Miscanthus (Miscanthus x giganteus) is classified as a C4 perennial grass and is a potential crop for bioenergy production, along with switchgrass. White oak wood is widely used by the furniture and housing industries. White oak sawdust is a byproduct available from the lumber industry and is a good bioenergy application source. Different types of torrefaction reactors (i.e., screw auger, fixed and fluidized bed, and bubbling sand bed) are generally used to carry out torrefaction studies. Of these, the fixed and fluidized bed reactors are most commonly used in laboratory-scale studies. No literature is available on chemical compositional changes in white oak sawdust samples during torrefaction in a bubbling sand bed reactor.

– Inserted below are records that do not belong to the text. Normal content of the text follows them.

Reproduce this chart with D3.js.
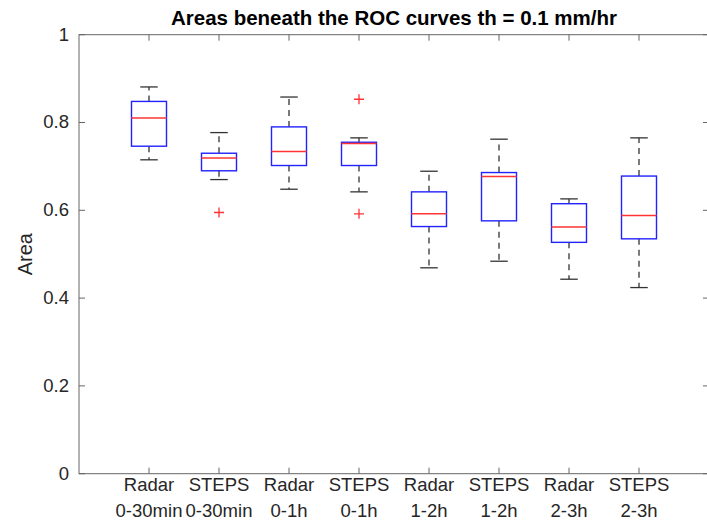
<!DOCTYPE html>
<html>
<head>
<meta charset="utf-8">
<script src="https://cdn.jsdelivr.net/npm/d3@7"></script>
<style>
  body { margin: 0; background: #fff; }
  svg text { font-family: "Liberation Sans", Arial, Helvetica, sans-serif; fill: #262626; }
</style>
</head>
<body>
<div id="chart"></div>
<script>
// categories (two label lines each)
const methods  = ["Radar", "STEPS", "Radar", "STEPS", "Radar", "STEPS", "Radar", "STEPS"];
const horizons = ["0-30min", "0-30min", "0-1h", "0-1h", "1-2h", "1-2h", "2-3h", "2-3h"];

// box statistics
const lowerWhisker = [0.715, 0.670, 0.648, 0.642, 0.469, 0.484, 0.443, 0.424];
const q1           = [0.746, 0.690, 0.702, 0.702, 0.563, 0.576, 0.527, 0.535];
const medians      = [0.810, 0.719, 0.734, 0.752, 0.592, 0.677, 0.562, 0.588];
const q3           = [0.848, 0.730, 0.790, 0.755, 0.642, 0.686, 0.615, 0.678];
const upperWhisker = [0.881, 0.777, 0.858, 0.765, 0.689, 0.762, 0.626, 0.765];
const outliers     = [[], [0.595], [], [0.853, 0.592], [], [], [], []];

const yTicks = [0, 0.2, 0.4, 0.6, 0.8, 1];

const width = 707, height = 522;
const plotLeft = 79, plotRight = 709, plotTop = 34.7, plotBottom = 473.7;

const svg = d3.select("#chart").append("svg")
    .attr("width", width)
    .attr("height", height);

const x = d3.scaleLinear().domain([0, 9]).range([plotLeft, plotRight]);
const y = d3.scaleLinear().domain([0, 1]).range([plotBottom, plotTop]);

const boxes = methods.map((m, i) => ({
    pos: i + 1,
    lo: lowerWhisker[i], q1: q1[i], med: medians[i], q3: q3[i], hi: upperWhisker[i],
    out: outliers[i]
}));

// frame
svg.append("rect")
    .attr("x", plotLeft).attr("y", plotTop)
    .attr("width", plotRight - plotLeft).attr("height", plotBottom - plotTop)
    .attr("fill", "none").attr("stroke", "#666").attr("stroke-width", 1);

// y ticks (left and right, inward)
yTicks.forEach(t => {
    svg.append("line").attr("x1", plotLeft).attr("x2", plotLeft + 6)
        .attr("y1", y(t)).attr("y2", y(t)).attr("stroke", "#666");
    svg.append("line").attr("x1", plotRight).attr("x2", plotRight - 6)
        .attr("y1", y(t)).attr("y2", y(t)).attr("stroke", "#666");
    svg.append("text")
        .attr("x", 69).attr("y", y(t) + 1)
        .attr("text-anchor", "end")
        .attr("dominant-baseline", "middle")
        .style("font-size", "18.5px")
        .text(d3.format("~g")(t));
});

// x ticks (bottom and top, inward) + labels
boxes.forEach((b, i) => {
    const px = x(b.pos);
    svg.append("line").attr("x1", px).attr("x2", px)
        .attr("y1", plotBottom).attr("y2", plotBottom - 6).attr("stroke", "#666");
    svg.append("line").attr("x1", px).attr("x2", px)
        .attr("y1", plotTop).attr("y2", plotTop + 6).attr("stroke", "#666");
    const t = svg.append("text")
        .attr("text-anchor", "middle")
        .style("font-size", "18.5px");
    t.append("tspan").attr("x", px).attr("y", 491).text(methods[i]);
    t.append("tspan").attr("x", px).attr("y", 517).text(horizons[i]);
});

// boxplots
const bw = x(0.5) - x(0);     // box width: 0.5 units
const cw = x(0.25) - x(0);    // cap width

const g = svg.append("g");
boxes.forEach(b => {
    const cx = x(b.pos);
    // whiskers
    g.append("line").attr("x1", cx).attr("x2", cx)
        .attr("y1", y(b.q3)).attr("y2", y(b.hi))
        .attr("stroke", "#333").attr("stroke-width", 1.3).attr("stroke-dasharray", "6,5");
    g.append("line").attr("x1", cx).attr("x2", cx)
        .attr("y1", y(b.q1)).attr("y2", y(b.lo))
        .attr("stroke", "#333").attr("stroke-width", 1.3).attr("stroke-dasharray", "6,5");
    // caps
    [b.hi, b.lo].forEach(v => {
        g.append("line").attr("x1", cx - cw / 2).attr("x2", cx + cw / 2)
            .attr("y1", y(v)).attr("y2", y(v))
            .attr("stroke", "#333").attr("stroke-width", 1.3);
    });
    // box
    g.append("rect")
        .attr("x", cx - bw / 2).attr("y", y(b.q3))
        .attr("width", bw).attr("height", y(b.q1) - y(b.q3))
        .attr("fill", "none").attr("stroke", "#2222ff").attr("stroke-width", 1.4);
    // median
    g.append("line").attr("x1", cx - bw / 2).attr("x2", cx + bw / 2)
        .attr("y1", y(b.med)).attr("y2", y(b.med))
        .attr("stroke", "#ff3333").attr("stroke-width", 1.5);
    // outliers
    b.out.forEach(v => {
        g.append("path")
            .attr("d", `M${cx - 5},${y(v)}H${cx + 5}M${cx},${y(v) - 5}V${y(v) + 5}`)
            .attr("stroke", "#ff3333").attr("stroke-width", 1.3).attr("fill", "none");
    });
});

// title
svg.append("text")
    .attr("x", (plotLeft + plotRight) / 2).attr("y", 25)
    .attr("text-anchor", "middle")
    .style("font-size", "20.5px").style("font-weight", "bold")
    .style("fill", "#000")
    .text("Areas beneath the ROC curves th = 0.1 mm/hr");

// y label
svg.append("text")
    .attr("transform", `translate(31.5,${(plotTop + plotBottom) / 2}) rotate(-90)`)
    .attr("text-anchor", "middle")
    .style("font-size", "20px")
    .text("Area");
</script>
</body>
</html>
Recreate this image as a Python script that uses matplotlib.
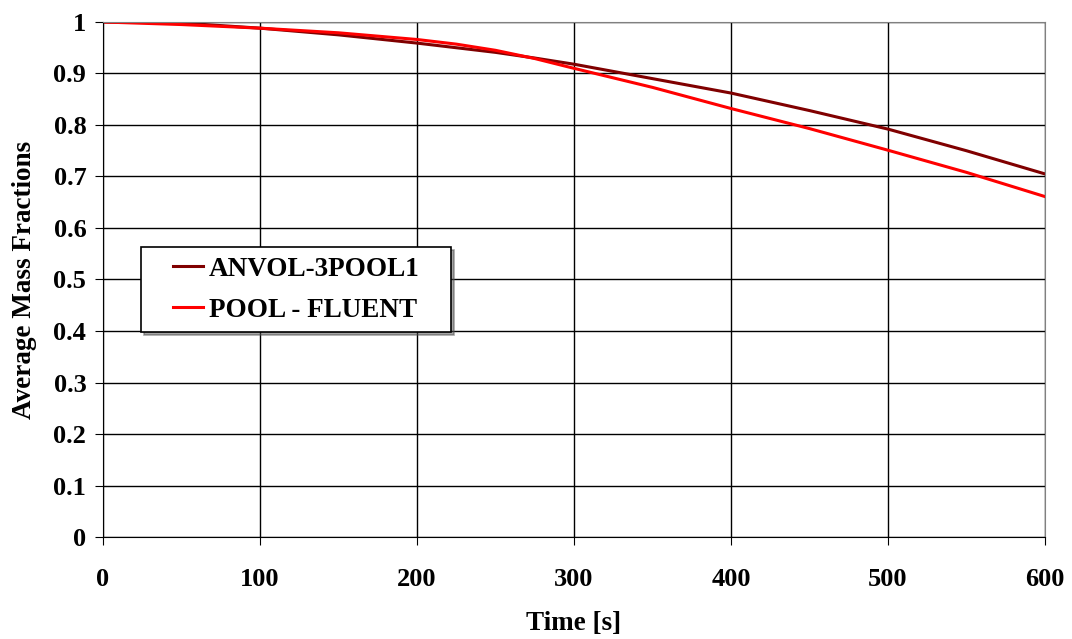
import matplotlib
matplotlib.use("Agg")
import matplotlib.pyplot as plt
from matplotlib.legend_handler import HandlerLine2D
from matplotlib.lines import Line2D

time_s = [0, 50, 100, 150, 200, 225, 250, 275, 300, 350, 400, 450, 500, 550, 600]
anvol = [1.0, 0.998, 0.988, 0.975, 0.959, 0.950, 0.941, 0.930, 0.918, 0.890, 0.862, 0.828, 0.792, 0.750, 0.705]
fluent = [1.0, 0.995, 0.988, 0.979, 0.966, 0.957, 0.945, 0.929, 0.910, 0.873, 0.832, 0.793, 0.751, 0.708, 0.661]

series_names = ["ANVOL-3POOL1", "POOL - FLUENT"]
xticks = [0, 100, 200, 300, 400, 500, 600]
yticks = [0, 0.1, 0.2, 0.3, 0.4, 0.5, 0.6, 0.7, 0.8, 0.9, 1.0]
ytick_labels = ["0", "0.1", "0.2", "0.3", "0.4", "0.5", "0.6", "0.7", "0.8", "0.9", "1"]

plt.rcParams['font.family'] = ['Liberation Serif', 'DejaVu Serif']
plt.rcParams['font.weight'] = 'bold'

fig = plt.figure(figsize=(10.72, 6.39), dpi=100)
ax = fig.add_axes([0.0961, 0.1596, 0.8787, 0.806])

ax.plot(time_s, anvol, color='#800000', lw=2.2, label=series_names[0])
ax.plot(time_s, fluent, color='#ff0000', lw=2.2, label=series_names[1])

ax.set_xlim(0, 600)
ax.set_ylim(0, 1)
ax.set_xticks(xticks)
ax.set_xticklabels([str(v) for v in xticks])
ax.set_yticks(yticks)
ax.set_yticklabels(ytick_labels)
ax.grid(True, color='black', lw=1.0)
ax.tick_params(axis='both', labelsize=19, direction='out', length=6, color='black')
ax.tick_params(axis='x', pad=16)
ax.tick_params(axis='y', pad=6)
for lab in ax.get_xticklabels() + ax.get_yticklabels():
    lab.set_fontweight('bold')

for s in ['top', 'right']:
    ax.spines[s].set_color('#808080')
for s in ['left', 'bottom']:
    ax.spines[s].set_color('black')

ax.set_xlabel('Time [s]', fontsize=19.5, fontweight='bold', labelpad=15)
ax.set_ylabel('Average Mass Fractions', fontsize=19.5, fontweight='bold', labelpad=12)

leg = ax.legend(loc='upper left', bbox_to_anchor=(0.0403, 0.30, 0.329, 0.263), mode='expand',
                frameon=True, shadow=True, fancybox=False, fontsize=19.5,
                handlelength=1.95, handletextpad=0.22, borderpad=0.35, labelspacing=0.6,
                edgecolor='black', borderaxespad=0,
                handler_map={Line2D: HandlerLine2D(xpad=0.85)})
leg.get_frame().set_linewidth(1.2)
for t in leg.get_texts():
    t.set_fontweight('bold')

fig.savefig('out.png', dpi=100)
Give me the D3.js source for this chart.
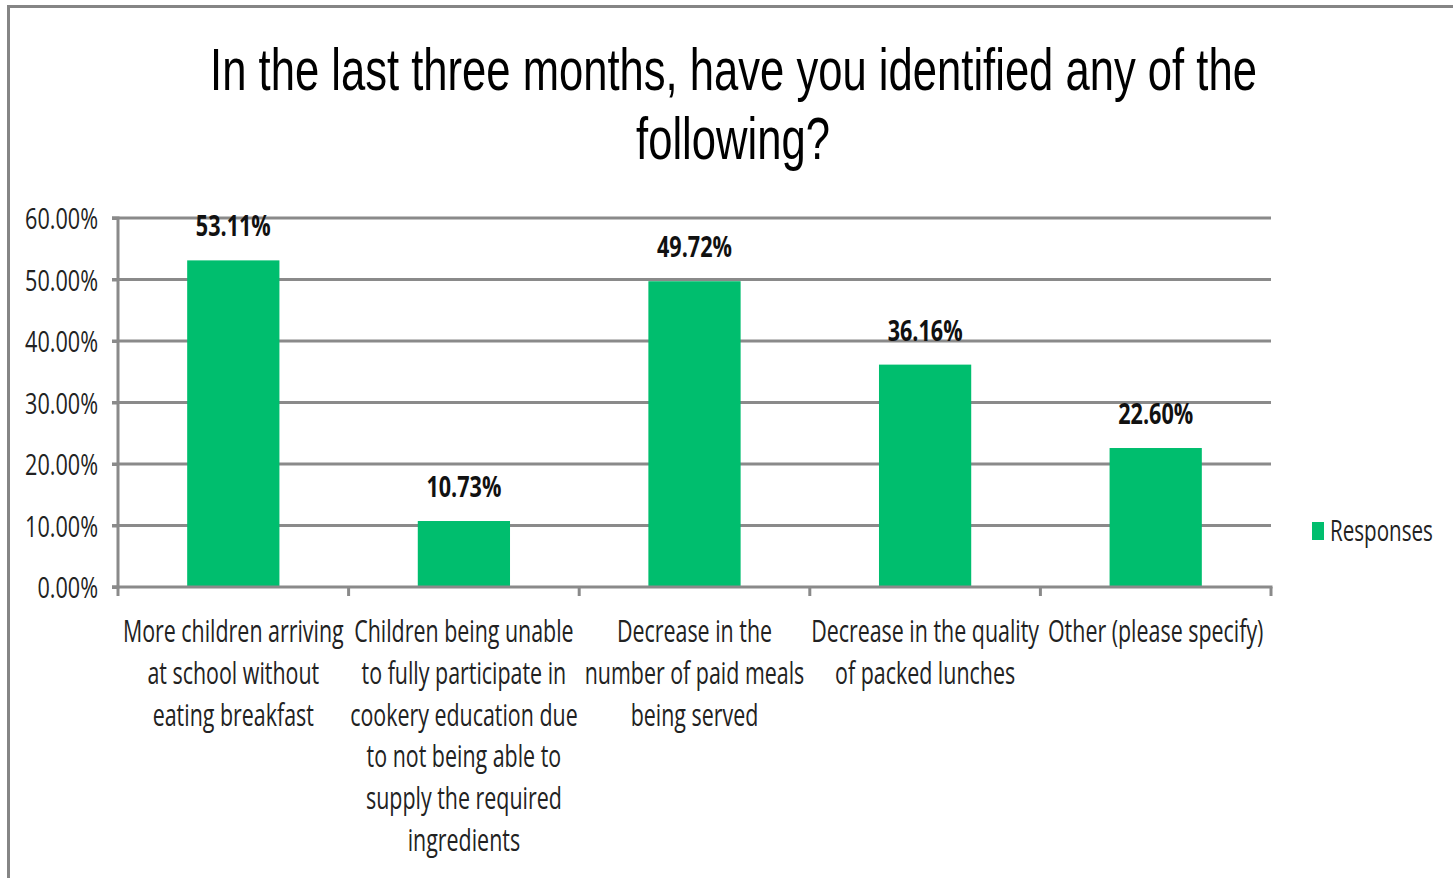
<!DOCTYPE html>
<html><head><meta charset="utf-8">
<script src="https://cdn.jsdelivr.net/npm/d3@7"></script>
<style>
html,body{margin:0;padding:0;background:#fff;}
svg{display:block;}
</style></head>
<body>
<svg id="chart" width="1453" height="878"></svg>
<script>
const titleLines = ["In the last three months, have you identified any of the", "following?"];
const categories = [
  ["More children arriving", "at school without", "eating breakfast"],
  ["Children being unable", "to fully participate in", "cookery education due", "to not being able to", "supply the required", "ingredients"],
  ["Decrease in the", "number of paid meals", "being served"],
  ["Decrease in the quality", "of packed lunches"],
  ["Other (please specify)"]
];
const values = [53.11, 10.73, 49.72, 36.16, 22.60];
const valueLabels = ["53.11%", "10.73%", "49.72%", "36.16%", "22.60%"];
const yTicks = [0, 10, 20, 30, 40, 50, 60];
const yTickLabels = ["0.00%", "10.00%", "20.00%", "30.00%", "40.00%", "50.00%", "60.00%"];
const seriesName = "Responses";

const svg = d3.select("#chart");
const GRID = "#8a8a8a", GREEN = "#00BE6E";
const sansFont = "'Open Sans', 'Noto Sans', sans-serif";
const titleFont = "'Liberation Sans', Arial, sans-serif";

// chart border
svg.append("path").attr("d", "M8.5,878 L8.5,6.5 L1453,6.5").attr("fill", "none")
  .attr("stroke", "#858585").attr("stroke-width", 3);

const plot = {left: 118, right: 1271, top: 218, bottom: 587};
const x = d3.scaleBand().domain(d3.range(categories.length)).range([plot.left, plot.right]).paddingInner(0.6).paddingOuter(0.3);
const xb = d3.scaleBand().domain(d3.range(categories.length)).range([plot.left, plot.right]);
const y = d3.scaleLinear().domain([0, 60]).range([plot.bottom, plot.top]);

// helper: condensed text
function ctext(g, str, px, py, opts) {
  const t = g.append("text")
    .attr("font-family", opts.font || sansFont)
    .attr("font-size", opts.size)
    .attr("font-weight", opts.weight || "normal")
    .attr("fill", opts.fill || "#000")
    .attr("text-anchor", opts.anchor || "middle")
    .text(str);
  t.attr("transform", `translate(${px},${py}) scale(${opts.sx},1)`);
  return t;
}
function measure(str, size, font, weight) {
  const t = svg.append("text").attr("font-family", font).attr("font-size", size).attr("font-weight", weight || "normal").text(str);
  const w = t.node().getComputedTextLength();
  t.remove();
  return w;
}

// gridlines
const gridG = svg.append("g");
gridG.selectAll("line").data(yTicks.filter(d => d > 0)).join("line")
  .attr("x1", plot.left - 6).attr("x2", plot.right)
  .attr("y1", d => y(d)).attr("y2", d => y(d))
  .attr("stroke", GRID).attr("stroke-width", 3);

// y axis
const yAxis = svg.append("g").attr("transform", `translate(${plot.left},0)`)
  .call(d3.axisLeft(y).tickValues(yTicks).tickSize(6).tickFormat(""));
yAxis.select(".domain").attr("stroke", GRID).attr("stroke-width", 3).attr("d", `M-6,${plot.top}H0V${plot.bottom}H-6`);
yAxis.selectAll(".tick line").attr("stroke", GRID).attr("stroke-width", 3);

const tickSx = 73 / measure("60.00%", 30, sansFont);
yTicks.forEach((v, i) => {
  ctext(svg, yTickLabels[i], 98, y(v) + 11, {size: 30, sx: tickSx, anchor: "end", fill: "#222"});
});

// bars
svg.append("g").selectAll("rect").data(values).join("rect")
  .attr("x", (d, i) => x(i)).attr("width", x.bandwidth())
  .attr("y", d => y(d)).attr("height", d => y(0) - y(d))
  .attr("fill", GREEN);

// x axis
const xAxisG = svg.append("g");
xAxisG.append("line").attr("x1", plot.left - 6).attr("x2", plot.right + 1.5)
  .attr("y1", plot.bottom).attr("y2", plot.bottom).attr("stroke", GRID).attr("stroke-width", 3);
const bounds = d3.range(categories.length).map(i => xb(i)).concat([plot.right]);
xAxisG.selectAll("line.tk").data(bounds).join("line").attr("class", "tk")
  .attr("x1", d => d).attr("x2", d => d).attr("y1", plot.bottom).attr("y2", plot.bottom + 9)
  .attr("stroke", GRID).attr("stroke-width", 3);

// category labels
const catSx = 221 / measure("More children arriving", 31, sansFont);
categories.forEach((lines, i) => {
  const cx = xb(i) + xb.bandwidth() / 2;
  lines.forEach((ln, j) => {
    ctext(svg, ln, cx, 642 + j * 41.8, {size: 31, sx: catSx, fill: "#222"});
  });
});

// data labels
const dlSx = 75 / measure("53.11%", 29, sansFont, "bold");
values.forEach((v, i) => {
  ctext(svg, valueLabels[i], x(i) + x.bandwidth() / 2, y(v) - 24, {size: 29, weight: "bold", sx: dlSx, fill: "#111"});
});

// legend
svg.append("rect").attr("x", 1312).attr("y", 522).attr("width", 12).attr("height", 18).attr("fill", GREEN);
const legSx = 103 / measure(seriesName, 30, sansFont);
ctext(svg, seriesName, 1330, 541, {size: 30, sx: legSx, anchor: "start", fill: "#222"});

// title
const titleSx = 1047 / measure(titleLines[0], 60, titleFont);
ctext(svg, titleLines[0], 733.5, 90, {size: 60, sx: titleSx, font: titleFont});
ctext(svg, titleLines[1], 733, 159, {size: 60, sx: titleSx, font: titleFont});
</script>
</body></html>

The aim of this present study is to understand the effect of torrefaction temperature and time on some chemical compositions of miscanthus and white oak sawdust samples. Specific objectives include: (a) torrefaction of miscanthus in the temperature range of 250–350 °C at 30–120 min to understand the changes in moisture, carbon, hydrogen, nitrogen, and volatiles content; and (b) developing response surface models for miscanthus data that can help predict the changes in chemical composition due to torrefaction. In the case of white oak sawdust samples, only two temperatures and one residence time (230 and 270 °C and 30 min) were selected, as our studies on corn stover [
37] and miscanthus indicated a significant weight loss when biomass is torrefied at temperatures greater than 300 °C and residence times of >30 min.